Keep listening to your gut feeling and don’t focus on your heart rate graph after training. 

Your heart rate zones are always in a zone of 10 beats. Try to stay in between, and don’t always test your boundaries. This gives you some margin to correct where necessary. Also give your body time to let your heart rate gradually rise & fall. When transitioning to a new training segment, your heart rate will not be in the correct zone after 1 second. Rely on your usual running pace in the desired zone so that your heart rate can gradually adjust. 

Precisely for this reason, a heart rate monitor is not useful for short interval training sessions where, for example, you increase your pace for 10 seconds. Rely on your feeling for this training to determine the right intensity. 

Test your fitness through your heart rate 

Do you feel that your fitness is improving? Put it to the test! For example, plan an identical training once every 2 months, for example a fixed round of 5 km. During your training, stick to the upper limit of your heart rate zone (your heart rate should not exceed X) and try to break the time of your previous test. Do you need less time for the same lap & has your heart rate not gone higher than the predetermined upper limit? Then your fitness has improved. 

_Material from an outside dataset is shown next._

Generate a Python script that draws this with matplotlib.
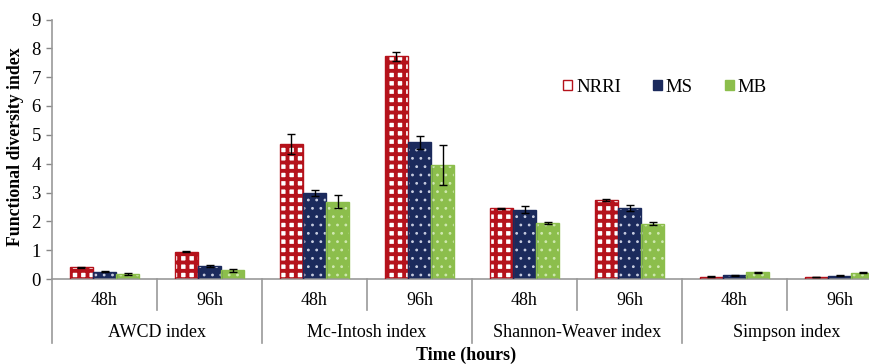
import matplotlib
matplotlib.use("Agg")
import matplotlib.pyplot as plt
import numpy as np

groups = ["AWCD index", "Mc-Intosh index", "Shannon-Weaver index", "Simpson index"]
times = ["48h", "96h"]
series = ["NRRI", "MS", "MB"]
nrri = [0.41, 0.94, 4.67, 7.73, 2.45, 2.74, 0.08, 0.07]
ms = [0.25, 0.45, 2.99, 4.74, 2.41, 2.46, 0.13, 0.12]
mb = [0.17, 0.30, 2.68, 3.95, 1.95, 1.92, 0.23, 0.22]
nrri_err = [0.02, 0.02, 0.35, 0.16, 0.02, 0.02, 0.01, 0.01]
ms_err = [0.02, 0.02, 0.10, 0.22, 0.13, 0.10, 0.01, 0.01]
mb_err = [0.03, 0.05, 0.22, 0.70, 0.03, 0.06, 0.02, 0.02]

plt.rcParams['font.family'] = ['Liberation Serif', 'DejaVu Serif']

fig = plt.figure(figsize=(8.69, 3.64), dpi=100)
ax = fig.add_axes([52/869, (364-279)/364, 840/869, (279-19.5)/364])

n = len(nrri)
x = np.arange(n) + 0.5
w = 0.222
offs = [-w, 0, w]
vals = [nrri, ms, mb]
errs = [nrri_err, ms_err, mb_err]
faces = ['white', '#1B2A5C', '#8CBE4C']
hcols = ['#B5121B', '#C8CDE0', '#CFE8B0']
edges = ['#B5121B', '#1B2A5C', '#8CBE4C']
hatches = ['++', '..', '..']
hlw = [2.8, 0.8, 0.8]

handles = []
for i in range(3):
    with plt.rc_context({'hatch.linewidth': hlw[i], 'hatch.color': hcols[i]}):
        ax.bar(x + offs[i], vals[i], w, color=faces[i], edgecolor=hcols[i],
               hatch=hatches[i], linewidth=0, zorder=2)
    ax.bar(x + offs[i], vals[i], w, color='none', edgecolor=edges[i],
           linewidth=1.0, zorder=3)
    ax.errorbar(x + offs[i], vals[i], yerr=errs[i], fmt='none', ecolor='black',
                elinewidth=1.0, capsize=3, capthick=1.0, zorder=4)
    with plt.rc_context({'hatch.linewidth': hlw[i], 'hatch.color': hcols[i]}):
        hh = plt.Rectangle((0, 0), 1, 1, facecolor=faces[i], edgecolor=edges[i],
                           hatch=hatches[i][:1], linewidth=1.0)
    handles.append(hh)

ax.set_xlim(0, n)
ax.set_ylim(0, 9)
ax.set_yticks(range(10))
ax.tick_params(axis='y', labelsize=13.5, color='#888888', length=4, width=1, pad=4)
ax.tick_params(axis='x', bottom=False, labelbottom=False)
for s in ['top', 'right']:
    ax.spines[s].set_visible(False)
for s in ['left', 'bottom']:
    ax.spines[s].set_color('#999999')
    ax.spines[s].set_linewidth(1.2)
ax.spines['left'].set_zorder(5)

trans = ax.get_xaxis_transform()
# subcategory labels
for j in range(n):
    ax.text(x[j], -0.083, times[j % 2], transform=trans, ha='center', va='center', fontsize=13)
# separators
for j in range(1, n):
    y2 = -0.245 if j % 2 == 0 else -0.12
    ax.plot([j, j], [0, y2], transform=trans, color='#999999', lw=1.2, clip_on=False)
ax.plot([0, 0], [0, -0.245], transform=trans, color='#999999', lw=1.2, clip_on=False)
for g in range(len(groups)):
    ax.text(2 * g + 1, -0.208, groups[g], transform=trans, ha='center', va='center', fontsize=13)

fig.text(466/869, 1 - 355/364, "Time (hours)", ha='center', va='center', fontsize=13, fontweight='bold')
fig.text(16/869, 1 - 147/364, "Functional diversity index", ha='center', va='center',
         rotation=90, fontsize=12.8, fontweight='bold')

leg = fig.legend(handles, series, loc='center', bbox_to_anchor=(665/869, 1 - 87/364),
                 ncol=3, frameon=False, fontsize=13.5, handlelength=0.5, handleheight=0.5,
                 handletextpad=0.2, columnspacing=1.7)

fig.savefig("out.png", dpi=100)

Pair your heart rate monitor 

Do you have a chest strap or band with a bluetooth connection, or a smartwatch that can send heart rate via bluetooth? Then it can be linked in our Start 2 Run app. 
Do you have a heart rate monitor at home? Then quickly check whether it is already compatible with our Start 2 Run app. Any heart rate monitor that can send the heart rate via bluetooth can be connected. In practice, we have been able to register successful tests with: 
• Polar ignite 2 fitness watch 
• Polar Verity Sense optical heart rate sensor 
• Polar H10 heart rate sensor 
• Polar H9 heart rate sensor 
• Garmin forerunner 245 running watch 
• Garmin forerunner 745 running watch 
• Garmin forerunner 945 smartwatch 
• Garmin HRM-Pro heart rate monitor 
• Wahoo Tickr heart rate monitor 
• Wahoo Tickr X heart rate monitor 

Reliable sources have already announced that Polar will probably be able to release a software update in October that will ensure that all recent Polar sports watches can be used as heart rate sensors in the Start 2 Run app. 

Your heart rate graph 

Once you’ve finished your workout, you’ll get a detailed picture of your heart rate. In the graph you can see in which zone you trained, at the bottom of the graph your target zones are displayed, i.e. the zone in which it was proposed to train. This way you can compare and estimate immediately to what extent you have completed your training correctly. Via the handy slider you can look up your heart rate at a specific time or distance point.